Brasília, quarta-feira, 04 de fevereiro de 2009
DIOCLÉCIO CAMPOS JÚNIOR
Médico, é professor titular de pediatria da UnB e presidente da Sociedade Brasileira de Pediatria
Quando a humanidade ouvir a criança, o mundo será melhor. Quando as sociedades aprenderem a respeitar a infância, o inferno desaparecerá da Terra. Quando o homem passar a ver no recém-nascido a pulsação da originalidade que faz a espécie evoluir, os valores humanos ganharão força e serão irreversíveis. Só a criança tem a marca do novo, o olhar puro da vida nascente, os gestos incontidos da liberdade em expansão, o sorriso sem compromisso com a farsa, o afeto exigente que não dispensa o afago, o sono sem pecados a redimir.
Os adultos estudam vários idiomas para se comunicarem com habitantes de outros países. Não se detêm a compreender a linguagem expressiva do ser humano em crescimento e desenvolvimento, única em todos os paralelos. Não se dão conta de que a criança insiste na fala chorosa para fazê-los descer da arrogância em que vivem e ouvir a expressão terna da criatura que prefere a existência na planície melodiosa da meiguice. Confundem choro com grito, alegria com desespero, candura com manha. Só gostam dos bebês enquanto adormecidos, calados, imóveis.
A família moderna terceirizou a criança, observa o pediatra José Martins Filho. Delegou o papel de ninho afetivo a outras instâncias cuidadoras que atenuam os duros efeitos do abandono. Compensa a transferência de suas atribuições por meio de generosidades materiais que vestem e revestem os filhos no estilo da moda, ou com montanhas de brinquedos eletrônicos que automatizam o lúdico e roubam o prazer de brincar. Em tal contexto, as crianças de famílias carentes são completamente excluídas.

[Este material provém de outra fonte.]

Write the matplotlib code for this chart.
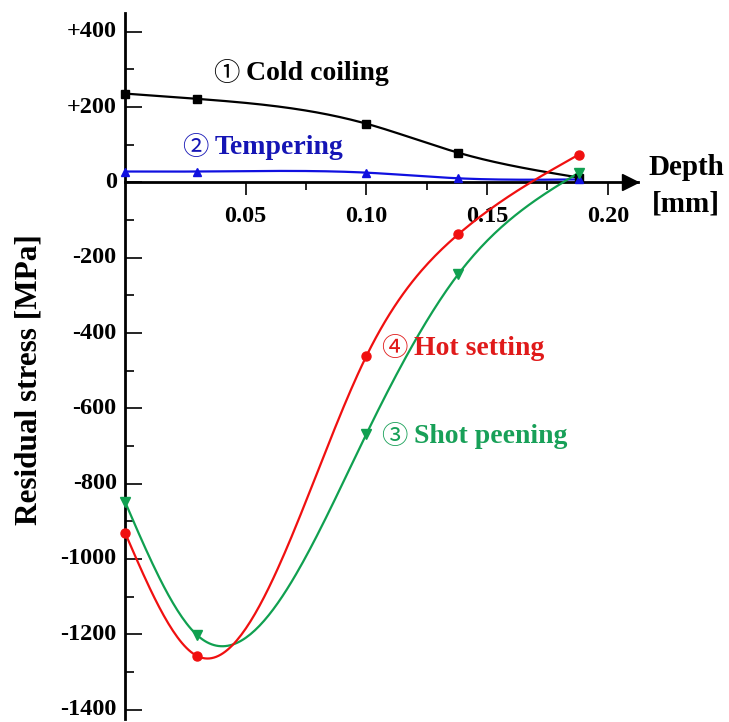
import numpy as np
import matplotlib.pyplot as plt

plt.rcParams['font.family'] = ['Liberation Serif', 'DejaVu Sans']
plt.rcParams['font.weight'] = 'bold'

# depth [mm] of the measuring points
depth = [0.0, 0.03, 0.10, 0.138, 0.188]

# residual stress [MPa]
cold_coiling = [236, 222, 156, 79, 13]
tempering = [29, 29, 26, 11, 8]
shot_peening = [-848, -1203, -668, -244, 26]
hot_setting = [-930, -1258, -461, -138, 74]

y_ticks = [400, 200, 0, -200, -400, -600, -800, -1000, -1200, -1400]
y_tick_labels = ['+400', '+200', '0', '-200', '-400', '-600', '-800',
                 '-1000', '-1200', '-1400']
x_ticks = [0.05, 0.10, 0.15, 0.20]
x_tick_labels = ['0.05', '0.10', '0.15', '0.20']


def spline(x, y, n=200):
    # natural cubic spline through the points
    x = np.asarray(x, float)
    y = np.asarray(y, float)
    k = len(x)
    h = np.diff(x)
    A = np.zeros((k, k))
    r = np.zeros(k)
    A[0, 0] = 1
    A[-1, -1] = 1
    for i in range(1, k - 1):
        A[i, i - 1] = h[i - 1]
        A[i, i] = 2 * (h[i - 1] + h[i])
        A[i, i + 1] = h[i]
        r[i] = 6 * ((y[i + 1] - y[i]) / h[i] - (y[i] - y[i - 1]) / h[i - 1])
    m = np.linalg.solve(A, r)
    xs = np.linspace(x[0], x[-1], n)
    idx = np.clip(np.searchsorted(x, xs) - 1, 0, k - 2)
    x0 = x[idx]
    x1 = x[idx + 1]
    hh = h[idx]
    ys = (m[idx] * (x1 - xs) ** 3 / (6 * hh) + m[idx + 1] * (xs - x0) ** 3 / (6 * hh)
          + (y[idx] / hh - m[idx] * hh / 6) * (x1 - xs)
          + (y[idx + 1] / hh - m[idx + 1] * hh / 6) * (xs - x0))
    return xs, ys


fig = plt.figure(figsize=(7.29, 7.22), dpi=100)
W, H = 729, 722
px0, px1 = 125, 638
py_top, py_bot = 13, 719
ax = fig.add_axes([px0 / W, (H - py_bot) / H, (px1 - px0) / W, (py_bot - py_top) / H])
ax.set_xlim(0, 0.2125)
ax.set_ylim(-1425, 450)

series = [
    (cold_coiling, 'black', 's', 5.5),
    (tempering, '#1010e0', '^', 6),
    (shot_peening, '#10a050', 'v', 6.5),
    (hot_setting, '#f01010', 'o', 6.5),
]
for vals, col, mk, ms in series:
    xs, ys = spline(depth, vals)
    ax.plot(xs, ys, color=col, lw=1.6, clip_on=False, zorder=3)
    ax.plot(depth, vals, linestyle='none', marker=mk, color=col, ms=ms,
            clip_on=False, zorder=4)

ax.spines['left'].set_position(('data', 0))
ax.spines['bottom'].set_position(('data', 0))
ax.spines['top'].set_visible(False)
ax.spines['right'].set_visible(False)
ax.spines['left'].set_linewidth(2)
ax.spines['bottom'].set_linewidth(2)
ax.plot(0.2092, 0, '>k', ms=11, clip_on=False, zorder=5)

ax.set_yticks(y_ticks)
ax.set_yticklabels(y_tick_labels)
ax.set_yticks([300, 100, -100, -300, -500, -700, -900, -1100, -1300], minor=True)
ax.tick_params(axis='y', which='major', direction='in', length=12, width=1.2,
               labelsize=17.5, pad=6)
ax.tick_params(axis='y', which='minor', direction='in', length=6.5, width=1.2)

ax.set_xticks(x_ticks)
ax.set_xticklabels(x_tick_labels)
ax.set_xticks([0.075, 0.125, 0.175], minor=True)
ax.tick_params(axis='x', which='major', direction='out', length=9, width=1.2,
               labelsize=17.5, pad=8)
ax.tick_params(axis='x', which='minor', direction='out', length=6, width=1.2)
for lab in ax.get_xticklabels() + ax.get_yticklabels():
    lab.set_fontweight('bold')
for lab in ax.get_yticklabels():
    lab.set_va('center')

fig.text(29 / W, 1 - 380 / H, 'Residual stress [MPa]', rotation=90,
         ha='center', va='center', fontsize=22.5, fontweight='bold')
fig.text(686 / W, 1 - 186 / H, 'Depth\n[mm]', ha='center', va='center',
         fontsize=21, fontweight='bold', linespacing=1.45)

labels = [
    ('\u2460', 'Cold coiling', 0.0365, 290, 'black'),
    ('\u2461', 'Tempering', 0.0235, 93, '#1515b5'),
    ('\u2463', 'Hot setting', 0.106, -440, '#e01a1a'),
    ('\u2462', 'Shot peening', 0.106, -675, '#18a058'),
]
for num, txt, xx, yy, col in labels:
    t = ax.text(xx, yy, num, color=col, fontsize=19, fontweight='normal',
                family=['Noto Sans CJK JP', 'DejaVu Sans'], ha='left', va='center')
    ax.annotate(txt, xy=(1, 0.5), xycoords=t, xytext=(5, 0),
                textcoords='offset points', color=col, fontsize=20,
                fontweight='bold', ha='left', va='center')

fig.savefig('out.png', dpi=100)
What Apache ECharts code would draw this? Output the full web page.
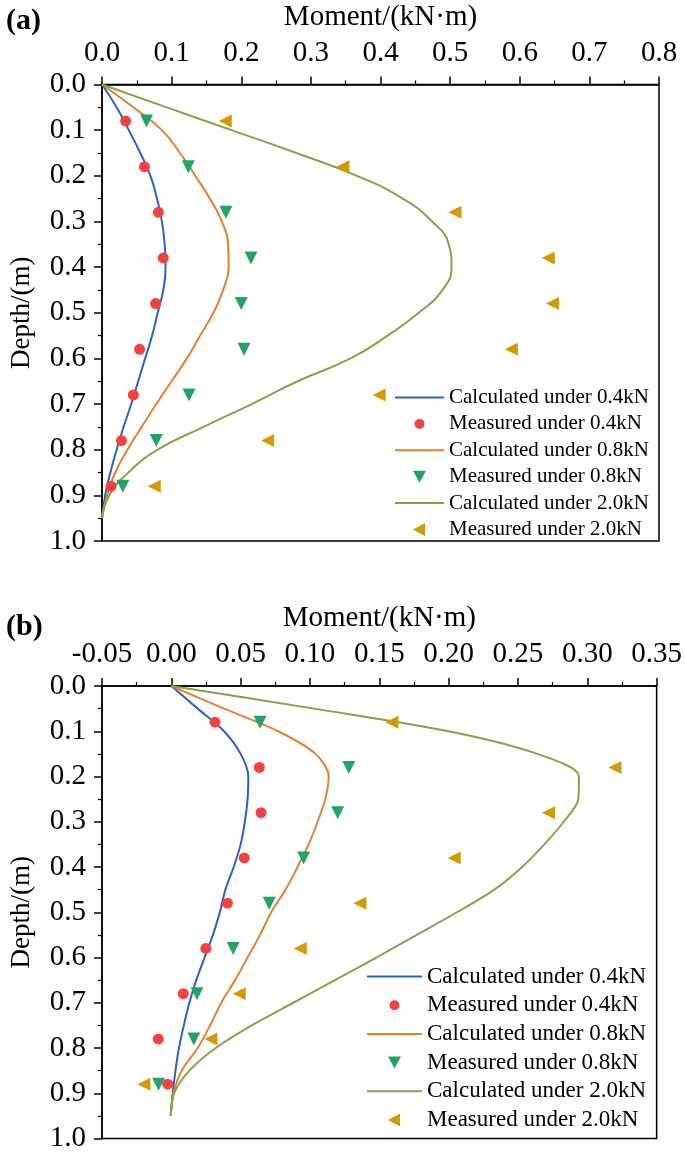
<!DOCTYPE html>
<html>
<head>
<meta charset="utf-8">
<script src="https://cdn.jsdelivr.net/npm/echarts@6/dist/echarts.min.js"></script>
<style>
html,body{margin:0;padding:0;background:#fff;}
#chart{width:685px;height:1153px;}
</style>
</head>
<body>
<div id="chart"></div>
<script>
// ---------- data ----------
const depthCalc = [0, 0.05, 0.1, 0.15, 0.2, 0.25, 0.3, 0.35, 0.4, 0.45, 0.5, 0.55, 0.6, 0.65, 0.7, 0.75, 0.8, 0.85, 0.9, 0.95];
const depthMeas = [0.08, 0.18, 0.28, 0.38, 0.48, 0.58, 0.68, 0.78, 0.88];

// panel (a)
const calcA04 = [0, 0.021, 0.0385, 0.055, 0.0696, 0.079, 0.086, 0.090, 0.0913, 0.088, 0.080, 0.072, 0.062, 0.052, 0.042, 0.031, 0.021, 0.012, 0.0045, 0];
const calcA08 = [0, 0.045, 0.086, 0.112, 0.134, 0.155, 0.172, 0.181, 0.182, 0.174, 0.160, 0.141, 0.122, 0.100, 0.078, 0.057, 0.0365, 0.019, 0.0073, 0];
const calcA20 = [0, 0.093, 0.186, 0.279, 0.366, 0.432, 0.474, 0.498, 0.502, 0.489, 0.455, 0.410, 0.357, 0.281, 0.215, 0.146, 0.080, 0.038, 0.0105, 0];
const measA04 = [0.034, 0.061, 0.081, 0.088, 0.077, 0.054, 0.045, 0.028, 0.013];
const measA08 = [0.064, 0.124, 0.178, 0.214, 0.200, 0.204, 0.125, 0.078, 0.030];
const measA20 = [0.177, 0.346, 0.507, 0.641, 0.647, 0.588, 0.398, 0.238, 0.075];

// panel (b)
const calcB04 = [0, 0.019, 0.038, 0.050, 0.0555, 0.055, 0.053, 0.050, 0.045, 0.039, 0.035, 0.030, 0.024, 0.018, 0.013, 0.009, 0.0055, 0.003, 0.001, -0.0004];
const calcB08 = [0, 0.038, 0.077, 0.104, 0.1135, 0.111, 0.1055, 0.099, 0.091, 0.0824, 0.072, 0.064, 0.055, 0.046, 0.036, 0.028, 0.019, 0.0075, 0.0015, -0.0005];
const calcB20 = [0, 0.103, 0.200, 0.264, 0.294, 0.2935, 0.283, 0.269, 0.253, 0.233, 0.206, 0.177, 0.148, 0.118, 0.088, 0.058, 0.032, 0.013, 0.002, -0.0004];
const measB04 = [0.0315, 0.0635, 0.0647, 0.0526, 0.0405, 0.0249, 0.0086, -0.0094, -0.0026];
const measB08 = [0.064, 0.128, 0.120, 0.0954, 0.0706, 0.0446, 0.0185, 0.0162, -0.0092];
const measB20 = [0.159, 0.320, 0.272, 0.204, 0.136, 0.093, 0.049, 0.0285, -0.0198];

const names = ['Calculated under 0.4kN', 'Measured under 0.4kN', 'Calculated under 0.8kN',
               'Measured under 0.8kN', 'Calculated under 2.0kN', 'Measured under 2.0kN'];
const xTitle = 'Moment/(kN\u00B7m)';
const yTitle = 'Depth/(m)';

// ---------- styling ----------
const FONT = '"Liberation Serif", "Times New Roman", serif';
const C_BLUE = '#2a62c4', C_RED = '#f5413f', C_ORANGE = '#e4802f', C_GREEN = '#23a467', C_OLIVE = '#86a445', C_GOLD = '#d49b00';

function zip(vals, depths){ return vals.map((v,i)=>[v, depths[i]]); }

function xAxisCfg(grid, min, max, interval, dec){
  return {
    type:'value', gridIndex:grid, position:'top', min:min, max:max, interval:interval,
    name:xTitle, nameLocation:'middle', nameGap:53,
    nameTextStyle:{fontFamily:FONT, fontSize:29, color:'#000'},
    axisLine:{show:true, onZero:false, lineStyle:{color:'#000', width:1.5}},
    axisTick:{show:true, inside:false, length:8, lineStyle:{color:'#000', width:1.5}},
    minorTick:{show:true, splitNumber:2, length:4, lineStyle:{color:'#000', width:1.2}},
    splitLine:{show:false},
    axisLabel:{fontFamily:FONT, fontSize:29, color:'#000', margin:17,
      formatter:v=>v.toFixed(dec)}
  };
}
function yAxisCfg(grid){
  return {
    type:'value', gridIndex:grid, inverse:true, min:0, max:1.0, interval:0.1,
    name:yTitle, nameLocation:'middle', nameGap:67,
    nameTextStyle:{fontFamily:FONT, fontSize:27, color:'#000'},
    axisLine:{show:true, onZero:false, lineStyle:{color:'#000', width:1.5}},
    axisTick:{show:true, inside:false, length:8, lineStyle:{color:'#000', width:1.5}},
    minorTick:{show:true, splitNumber:2, length:4, lineStyle:{color:'#000', width:1.2}},
    splitLine:{show:false},
    axisLabel:{fontFamily:FONT, fontSize:29, color:'#000', margin:16,
      formatter:v=>v.toFixed(1)}
  };
}
function lineS(name, vals, color, idx, smooth){
  return {type:'line', name:name, xAxisIndex:idx, yAxisIndex:idx, data:zip(vals, depthCalc),
    symbol:'none', smooth:smooth, lineStyle:{color:color, width:2}, itemStyle:{color:color}, z:2};
}
function scatS(name, vals, color, symbol, rot, idx){
  return {type:'scatter', name:name, xAxisIndex:idx, yAxisIndex:idx, data:zip(vals, depthMeas),
    symbol:symbol, symbolRotate:rot, symbolSize:symbol==='circle'?11:13,
    itemStyle:{color:color, opacity:1}, z:3};
}
// legend icons drawn inside a box of exactly w x h (corner points fix the box)
function iconBox(w, h, body){ return 'path://M0,0L0,0Z M' + w + ',' + h + 'L' + w + ',' + h + 'Z ' + body; }
function legendCfg(left, top, fs, iw, gap){
  const h = 13, c = iw / 2, m = h / 2;
  const lineIcon = iconBox(iw, h, 'M0,' + (m-1) + 'L' + iw + ',' + (m-1) + 'L' + iw + ',' + (m+1) + 'L0,' + (m+1) + 'Z');
  const dotIcon = iconBox(iw, h, 'M' + (c-5) + ',' + m + 'A5,5 0 1,0 ' + (c+5) + ',' + m + 'A5,5 0 1,0 ' + (c-5) + ',' + m + 'Z');
  const downIcon = iconBox(iw, h, 'M' + (c-6.5) + ',0.5L' + (c+6.5) + ',0.5L' + c + ',12.5Z');
  const leftIcon = iconBox(iw, h, 'M' + (c+5.5) + ',0L' + (c+5.5) + ',13L' + (c-6.5) + ',6.5Z');
  const icons = [lineIcon, dotIcon, lineIcon, downIcon, lineIcon, leftIcon];
  return {orient:'vertical', left:left, top:top, itemWidth:iw, itemHeight:h, itemGap:gap,
    symbolRotate:0, selectedMode:false,
    data:names.map((n,i)=>({name:n, icon:icons[i]})),
    textStyle:{fontFamily:FONT, fontSize:fs, color:'#000'}};
}

const option = {
  animation:false,
  backgroundColor:'#fff',
  title:[
    {text:'(a)', left:1, top:1, textStyle:{fontFamily:FONT, fontSize:30, fontWeight:'bold', color:'#000'}},
    {text:'(b)', left:1, top:607, textStyle:{fontFamily:FONT, fontSize:30, fontWeight:'bold', color:'#000'}}
  ],
  grid:[
    {left:93.5, top:84.5, width:565.5, height:456.5, show:true, borderColor:'#000', borderWidth:1.5, backgroundColor:'transparent'},
    {left:93.5, top:686, width:563.5, height:453, show:true, borderColor:'#000', borderWidth:1.5, backgroundColor:'transparent'}
  ],
  xAxis:[ xAxisCfg(0, 0, 0.8, 0.1, 1), xAxisCfg(1, -0.05, 0.35, 0.05, 2) ],
  yAxis:[ yAxisCfg(0), yAxisCfg(1) ],
  legend:[ legendCfg(390, 382, 21, 49, 5.4), legendCfg(362, 960, 23, 55, 5.7) ],
  series:[
    lineS(names[0], calcA04, C_BLUE, 0, true),
    scatS(names[1], measA04, C_RED, 'circle', 0, 0),
    lineS(names[2], calcA08, C_ORANGE, 0, true),
    scatS(names[3], measA08, C_GREEN, 'triangle', 180, 0),
    lineS(names[4], calcA20, C_OLIVE, 0, true),
    scatS(names[5], measA20, C_GOLD, 'triangle', 90, 0),
    lineS(names[0], calcB04, C_BLUE, 1, 0.3),
    scatS(names[1], measB04, C_RED, 'circle', 0, 1),
    lineS(names[2], calcB08, C_ORANGE, 1, 0.3),
    scatS(names[3], measB08, C_GREEN, 'triangle', 180, 1),
    lineS(names[4], calcB20, C_OLIVE, 1, 0.3),
    scatS(names[5], measB20, C_GOLD, 'triangle', 90, 1)
  ]
};
const chart = echarts.init(document.getElementById('chart'), null, {renderer:'canvas'});
chart.setOption(option);
</script>
</body>
</html>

Sabe-se que a água será limpa e potável quando as nascentes forem totalmente protegidas e respeitadas. Caso contrário, só será aproveitável se submetida a tratamento contínuo. Assim se dá com o ser humano. Se descuidado na origem, dificilmente alcançará a vida adulta com as virtudes que dele se espera. Sedativos, analgésicos, antidepressivos, alucinógenos, polícia, presídios, medidas corretivas e outras que tais são os recursos de que se dispõe para limpar o curso d’água da vida humana, irreversivelmente contaminado na fonte.
Toda criança é o hóspede recém-chegado à casa dos adultos. Vem para ficar. Espera uma recepção à altura da riqueza vital que traz consigo. Anseia afeto, aspira carinho, reclama atenção. Detesta ambiente com temperatura emocional fria. Tem calor irradiante. Viço incandescente. Quer carícia em todos os momentos. Só comer não lhe basta. Prefere alimentar-se de nutrientes temperados com a interação amorosa perfeita. Estar apenas desperto não lhe é suficiente. Quer desfrutar o prazer infinito de uma companhia que a entenda e satisfaça, e a quem possa, por sua vez, entender e agradar.
A sociedade deve preparar o melhor ambiente possível para receber hóspede tão especial. Arrumar a casa, iluminar os recantos sombrios das mentes, plantar bons sentimentos em todos os vasos, abrir as janelas da ternura, fechar as portas do desprezo, liberar o ritmo autêntico dos corações, fazer propagar a contagiante vibração da alma. É assim que se hospeda a vida humana, vinda a nós como dádiva pouco valorizada. É assim que se acolhe o recém-nascido, um ser que pertence a todos porque renova existências coletivas. O poeta Gibran Khalil, na visão universal que inspirou sua obra, afirmava: “Teus filhos não são teus filhos. São os filhos da vida que vêm ao mundo por meio de ti”. São entes que provêm do universo e têm a Terra por endereço existencial.
Todos os cidadãos são responsáveis pelas crianças de uma sociedade, não apenas os pais. O descuido coletivo explica a dramática situação da infância no país. A responsabilidade geral por patrimônio humano tão valioso não é conceito recente. Já existia no Brasil antes da chegada dos portugueses. As etnias indígenas, cujas culturas não foram completamente anuladas pela ganância dos brancos, sempre compreenderam que a proteção da criança incumbe a todos os adultos da aldeia. É norma comunitária que os colonizadores deveriam ter assimilado, há mais tempo, para a felicidade geral da nação.
Reverter esse atraso tão prejudicial à sociedade é desafio que precisa ser vencido. O Estatuto da Criança e do Adolescente já descreve os direitos que justificam a prioridade da infância, não somente no seio materno, mas no seio da sociedade-mãe. E a leveza poética de Chico Buarque dá asas ao sonho que um dia há de ser realidade: “Deve ter alamedas verdes a cidade dos meus amores, e quem dera os moradores, o prefeito e os varredores fossem somente crianças”.